WASHINGTON — A few hundred yards from the administrative offices of the Guantanamo Bay prison, hidden behind a ridge covered in thick scrub and cactus, sits a closely held secret.

A dirt road winds its way to a clearing where eight small cottages sit in two rows of four. They have long been abandoned. The special detachment of Marines that once provided security is gone.

But in the early years after 9/11, these cottages were part of a covert CIA program. Its secrecy has outlasted black prisons, waterboarding and rendition.

In these buildings, CIA officers turned terrorists into double agents and sent them home.

It was a risky gamble. If it worked, their agents might help the CIA find terrorist leaders to kill with drones. But officials knew there was a chance that some prisoners might quickly spurn their deal and kill Americans.

For the CIA, that was an acceptable risk in a dangerous business. For the American public, which was never told, it was one of the many secret trade-offs the government made on its behalf. At the same time the government used the threat of terrorism to justify imprisoning people indefinitely, it was releasing dangerous people from prison to work for the CIA.

Nearly a dozen current and former U.S officials described aspects of the program to The Associated Press. All spoke on condition of anonymity because they were not authorized to publicly discuss the secret program, even though it ended in about 2006.

The program and the handful of men who passed through these cottages had various official CIA codenames. But those who were aware of the cluster of cottages knew it best by its sobriquet: Penny Lane.

It was a nod to the classic Beatles song and a riff on the CIA’s other secret facility at Guantanamo Bay, a prison known as Strawberry Fields.

Some of the men who passed through Penny Lane helped the CIA find and kill many top al-Qaida operatives, current and former U.S. officials said. Others stopped providing useful information and the CIA lost touch with them.

When prisoners began streaming into the prison on the U.S. naval base at Guantanamo Bay, Cuba, in January 2002, the CIA recognized it as an unprecedented opportunity to identify sources. That year, 632 detainees arrived at the island. The following year 117 more arrived.

By early 2003, Penny Lane was open for business.

Candidates were ushered from the confines of prison to Penny Lane’s relative hominess, officials said. The cottages had private kitchens, showers and televisions. Each had a small patio.

Some prisoners asked for and received pornography. One official said the biggest luxury in each cottage was a real bed with a mattress.

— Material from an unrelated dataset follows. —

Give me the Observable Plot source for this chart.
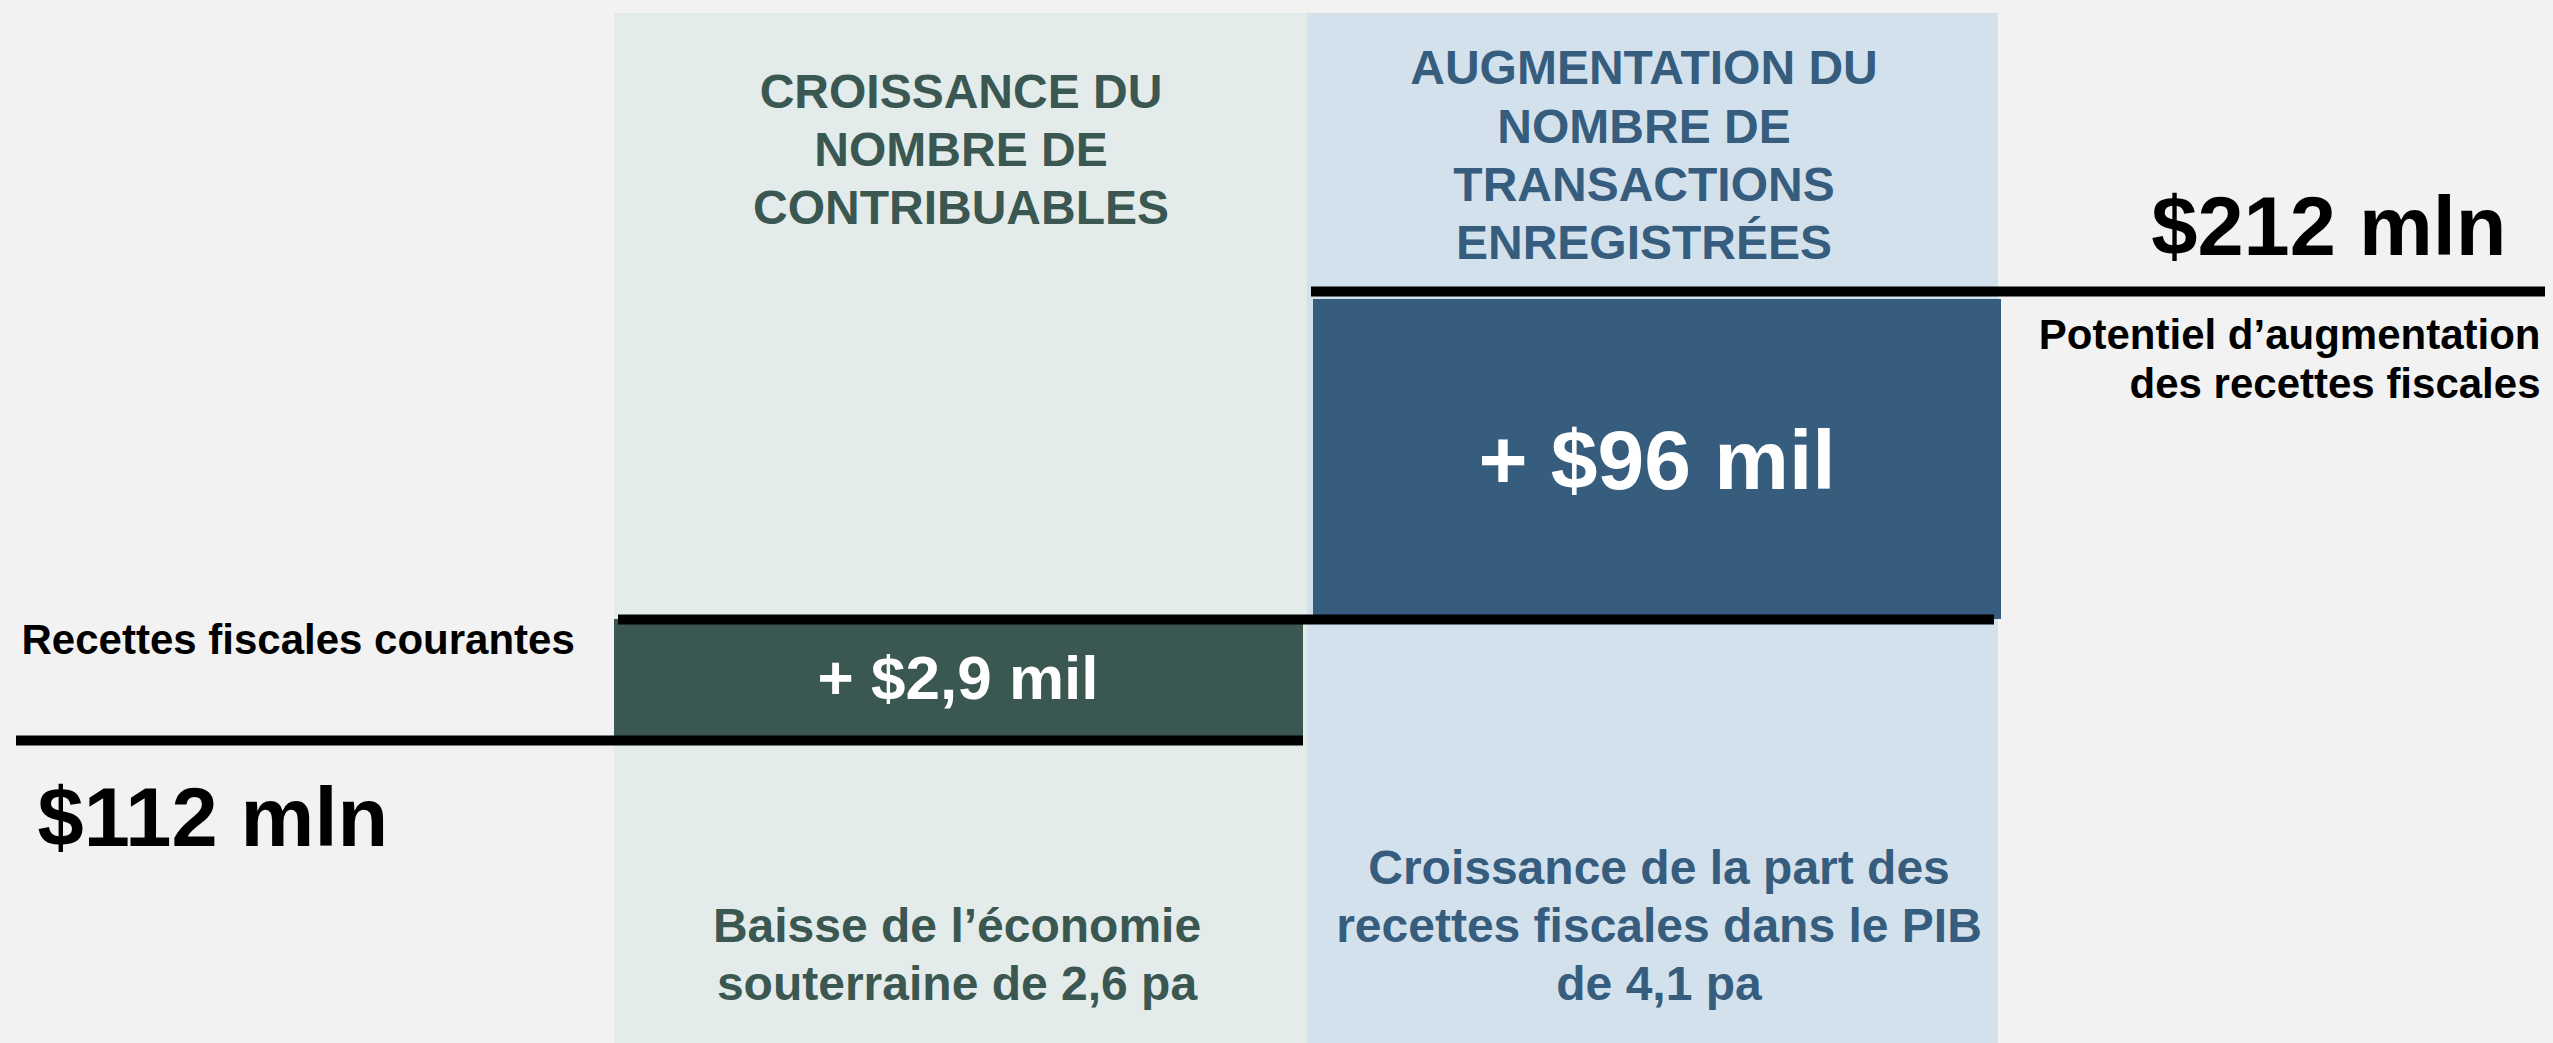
<!DOCTYPE html>
<html>
<head>
<meta charset="utf-8">
<script src="https://cdn.jsdelivr.net/npm/d3@7"></script>
<script src="https://cdn.jsdelivr.net/npm/@observablehq/plot@0.6"></script>
<style>
  html, body { margin: 0; padding: 0; background: #f2f2f2; }
  #chart svg { display: block; }
</style>
</head>
<body>
<div id="chart"></div>
<script>
// ---- Data ----
const baseValue = 112;                 // recettes fiscales courantes, $ mln
const totalValue = 212;                // potentiel, $ mln
const baseLabel = "Recettes fiscales courantes";
const baseValueLabel = "$112 mln";
const totalLabel = "Potentiel d’augmentation\ndes recettes fiscales";
const totalValueLabel = "$212 mln";

const stepTitles = [
  "CROISSANCE DU\nNOMBRE DE\nCONTRIBUABLES",
  "AUGMENTATION DU\nNOMBRE DE\nTRANSACTIONS\nENREGISTRÉES"
];
const stepValues = [2.9, 96];
const stepValueLabels = ["+ $2,9 mil", "+ $96 mil"];
const stepNotes = [
  "Baisse de l’économie\nsouterraine de 2,6 pa",
  "Croissance de la part des\nrecettes fiscales dans le PIB\nde 4,1 pa"
];

// ---- Styles ----
const panelColors = ["#e3ecea", "#d3e1ec"];
const boxColors = ["#3b5751", "#365d7e"];
const font = "'Liberation Sans', Arial, Helvetica, sans-serif";

// ---- Build waterfall steps ----
let acc = baseValue;
const steps = stepValues.map((v, i) => {
  const start = acc;
  acc += v;
  return {col: i + 1, start, end: acc, title: stepTitles[i], label: stepValueLabels[i], note: stepNotes[i],
          panel: panelColors[i], box: boxColors[i]};
});

const W = 2553, H = 1043;
const yTop = 260;

// schematic (not-to-scale) layout: piecewise transforms applied by the scales
const xLayout = d3.scaleLinear().domain([0, 1, 2, 3, 4]).range([0, 614, 1307, 1998, W]);
const yLayout = d3.scaleLinear()
  .domain([0, baseValue, steps[0].end, steps[1].end, totalValue, yTop])
  .range([0, H - 740, H - 619, H - 299, H - 291, H]);

const marks = [];

// background panels for each step column
marks.push(Plot.rect(steps, {
  x1: d => d.col, x2: d => d.col + 1, y1: 0, y2: yTop,
  insetTop: 13, fill: d => d.panel
}));

// step boxes
marks.push(Plot.rect([steps[0]], {
  x1: d => d.col, x2: d => d.col + 1, y1: d => d.start, y2: d => d.end,
  insetRight: 4, fill: d => d.box
}));
marks.push(Plot.rect([steps[1]], {
  x1: d => d.col, x2: d => d.col + 1, y1: d => d.start, y2: d => d.end,
  insetLeft: 6, insetRight: -3, fill: d => d.box
}));

// connector lines
marks.push(Plot.ruleY([baseValue], {x1: 0, x2: 2, stroke: "#000", strokeWidth: 10, insetLeft: 16, insetRight: 4}));
marks.push(Plot.ruleY([steps[0].end], {x1: 1, x2: 3, stroke: "#000", strokeWidth: 10, insetLeft: 4, insetRight: 4}));
marks.push(Plot.ruleY([totalValue], {x1: 2, x2: 4, stroke: "#000", strokeWidth: 10, insetLeft: 4, insetRight: 8}));

// values inside boxes
marks.push(Plot.text([steps[0]], {
  x: d => d.col + 0.5, y: d => (d.start + d.end) / 2, text: d => d.label,
  fill: "white", fontSize: 62, fontWeight: "bold", lineAnchor: "middle", dx: -3, dy: -1
}));
marks.push(Plot.text([steps[1]], {
  x: d => d.col + 0.5, y: d => (d.start + d.end) / 2, text: d => d.label,
  fill: "white", fontSize: 84, fontWeight: "bold", lineAnchor: "middle", dx: 4, dy: 3
}));

// column titles
marks.push(Plot.text([steps[0]], {
  x: d => d.col + 0.5, frameAnchor: "top", text: d => d.title, fill: d => d.box,
  fontSize: 48, fontWeight: "bold", lineAnchor: "middle", lineHeight: 1.21, dy: 146.5
}));
marks.push(Plot.text([steps[1]], {
  x: d => d.col + 0.5, frameAnchor: "top", text: d => d.title, fill: d => d.box,
  fontSize: 48, fontWeight: "bold", lineAnchor: "middle", lineHeight: 1.21, dy: 152.5, dx: -9
}));

// column notes
marks.push(Plot.text([steps[0]], {
  x: d => d.col + 0.5, frameAnchor: "bottom", text: d => d.note, fill: d => d.box,
  fontSize: 48, fontWeight: "bold", lineAnchor: "bottom", lineHeight: 1.2, dy: -44, dx: -4
}));
marks.push(Plot.text([steps[1]], {
  x: d => d.col + 0.5, frameAnchor: "bottom", text: d => d.note, fill: d => d.box,
  fontSize: 48, fontWeight: "bold", lineAnchor: "bottom", lineHeight: 1.2, dy: -44, dx: 6
}));

// base labels (left)
marks.push(Plot.text([baseLabel], {
  x: 0, y: baseValue, text: d => d, textAnchor: "start", lineAnchor: "bottom",
  fontSize: 42, fontWeight: "bold", fill: "#000", dx: 21, dy: -87
}));
marks.push(Plot.text([baseValueLabel], {
  x: 0, y: baseValue, text: d => d, textAnchor: "start", lineAnchor: "bottom",
  fontSize: 83, fontWeight: "bold", fill: "#000", dx: 37, dy: 105
}));

// total labels (right)
marks.push(Plot.text([totalValueLabel], {
  x: 4, y: totalValue, text: d => d, textAnchor: "end", lineAnchor: "bottom",
  fontSize: 83, fontWeight: "bold", fill: "#000", dx: -47, dy: -37
}));
marks.push(Plot.text([totalLabel], {
  x: 4, y: totalValue, text: d => d, textAnchor: "end", lineAnchor: "top",
  fontSize: 42, fontWeight: "bold", fill: "#000", lineHeight: 1.19, dx: -13, dy: 21.5
}));

const chart = Plot.plot({
  width: W,
  height: H,
  margin: 0,
  style: {background: "#f2f2f2", fontFamily: font, overflow: "visible"},
  x: {axis: null, transform: xLayout, domain: [0, W], range: [0, W]},
  y: {axis: null, transform: yLayout, domain: [0, H], range: [H, 0]},
  color: {type: "identity"},
  marks
});
document.getElementById("chart").appendChild(chart);
</script>
</body>
</html>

Current and former officials said dozens of prisoners were evaluated but only a handful, from varying countries, were turned into spies who signed agreements to spy for the CIA.

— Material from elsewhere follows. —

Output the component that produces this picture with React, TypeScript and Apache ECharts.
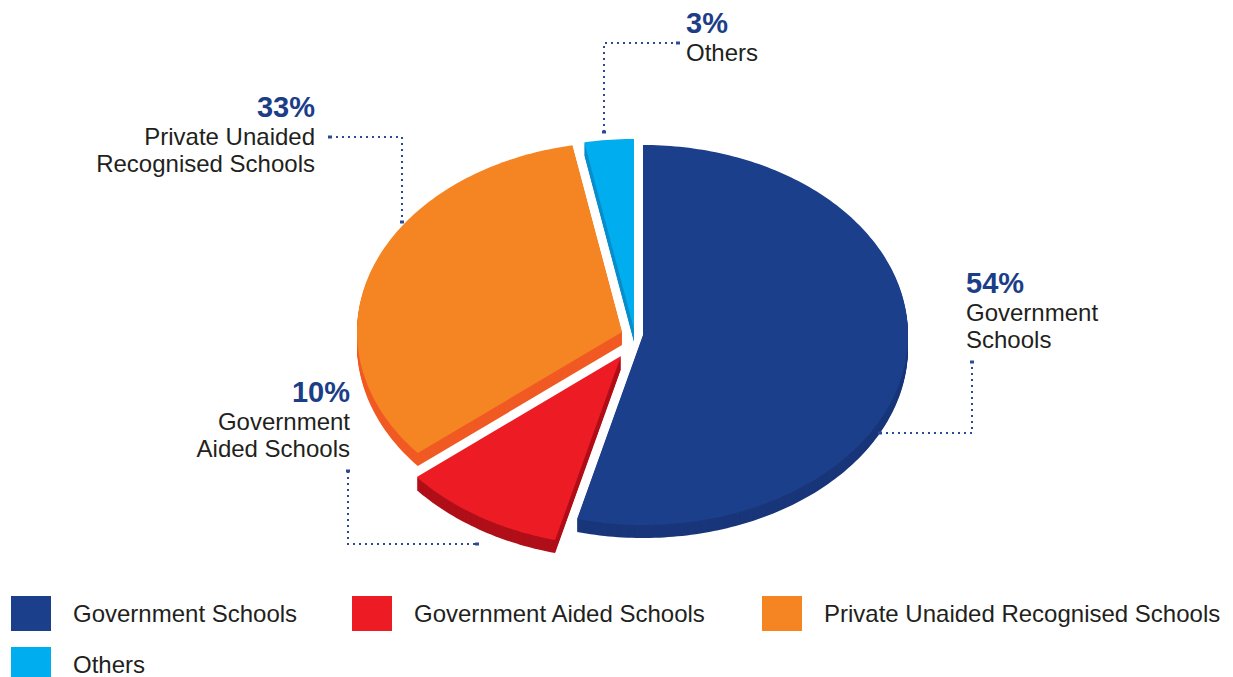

CIA spokesman Dean Boyd declined to comment.

The U.S. government says it has confirmed about 16 percent of former Guantanamo Bay detainees rejoined the fight against America. Officials suspect but have not confirmed that another 12 percent rejoined.

Infiltrating al-Qaida has been one of the CIA’s most sought-after but difficult goals, something that other foreign intelligence services have only occasionally accomplished. So candidates for Penny Lane needed legitimate terrorist connections. To be valuable to the CIA, the men had to be able to reconnect with al-Qaida.

While the agency looked for viable candidates, those with no terrorism ties sat in limbo. It would take years before the majority of detainees were set free, having never been charged. Of the 779 people who were taken to Guantanamo Bay, more than three-fourths have been released, mostly during the Bush administration.

Many others remain at Guantanamo Bay, having been cleared for release by the military but with no hope for freedom in sight.